In March 2010, the FASB (Financial Accounting Standards Board) issued Accounting Standards Update 2010-11 (ASU 2010-11), “Derivatives and Hedging (Topic 815): Scope Exception Related to Embedded Credit Derivatives.” The amendments in this Update are effective for each reporting entity at the beginning of its first fiscal quarter beginning after June 15, 2010. Early adoption is permitted at the beginning of each entity’s first fiscal quarter beginning after issuance of this Update. The Company does not expect the provisions of ASU 2010-11 to have a material effect on the financial position, results of operations or cash flows of the Company.
In February 2010, the FASB Accounting Standards Update 2010-10 (ASU 2010-10), “Consolidation (Topic 810): Amendments for Certain Investment Funds.” The amendments in this Update are effective as of the beginning of a reporting entity’s first annual period that begins after November 15, 2009 and for interim periods within that first reporting period. Early application is not permitted. The Company’s adoption of provisions of ASU 2010-10 did not have a material effect on the financial position, results of operations or cash flows.
In February 2010, the FASB issued ASU No. 2010-09 “Subsequent Events (ASC Topic 855) “Amendments to Certain Recognition and Disclosure Requirements” (“ASU No. 2010-09”). ASU No. 2010-09 requires an entity that is an SEC filer to evaluate subsequent events through the date that the financial statements are issued and removes the requirement for an SEC filer to disclose a date, in both issued and revised financial statements, through which the filer had evaluated subsequent events. The adoption did not have an impact on the Company’s financial position and results of operations.

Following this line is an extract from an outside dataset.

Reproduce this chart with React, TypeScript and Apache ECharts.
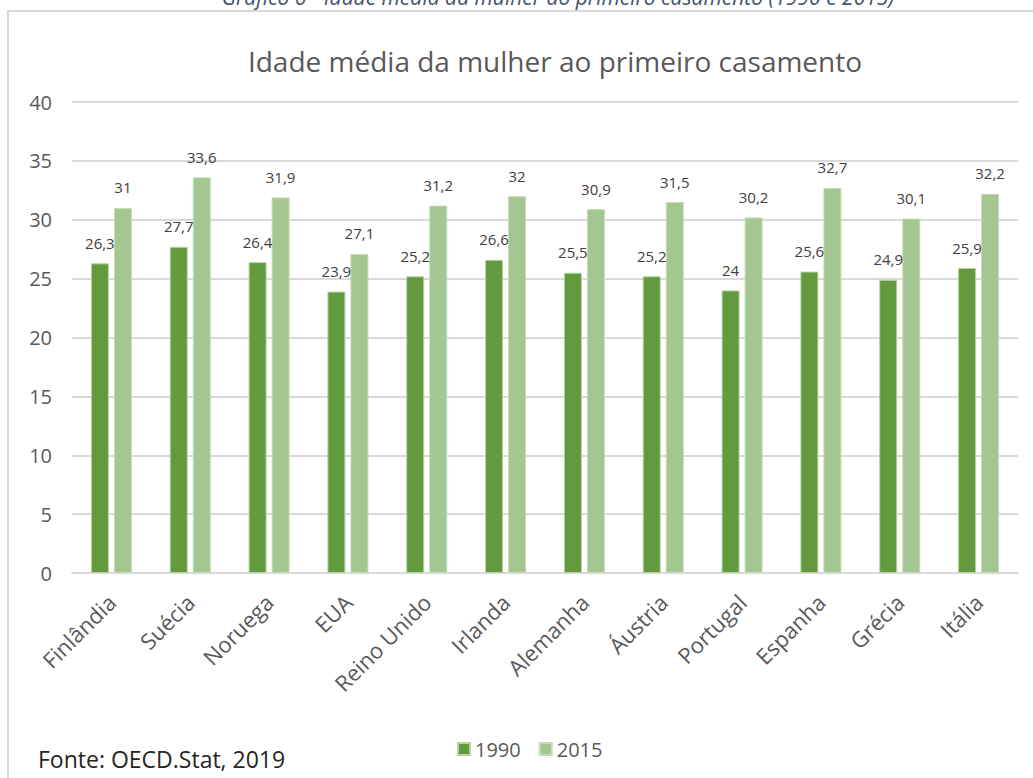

In January 2010, the FASB issued an amendment to ASC 820, Fair Value Measurements and Disclosure, to require reporting entities to separately disclose the amounts and business rationale for significant transfers in and out of Level 1 and Level 2 fair value measurements and separately present information regarding purchase, sale, issuance, and settlement of Level 3 fair value measures on a gross basis. This standard, for which the Company is currently assessing the impact, is effective for interim and annual reporting periods beginning after December 15, 2009 with the exception of disclosures regarding the purchase, sale, issuance, and settlement of Level 3 fair value measures which are effective for fiscal years beginning after December 15, 2010.
In January 2010, the FASB issued an amendment to ASC 505, Equity, where entities that declare dividends to shareholders that may be paid in cash or shares at the election of the shareholders are considered to be a share issuance that is reflected prospectively in EPS, and is not accounted for as a stock dividend. This standard is effective for interim and annual periods ending on or after December 15, 2009 and is to be applied on a retrospective basis. The adoption of this standard is not expected to have a significant impact on the Company’s financial statements.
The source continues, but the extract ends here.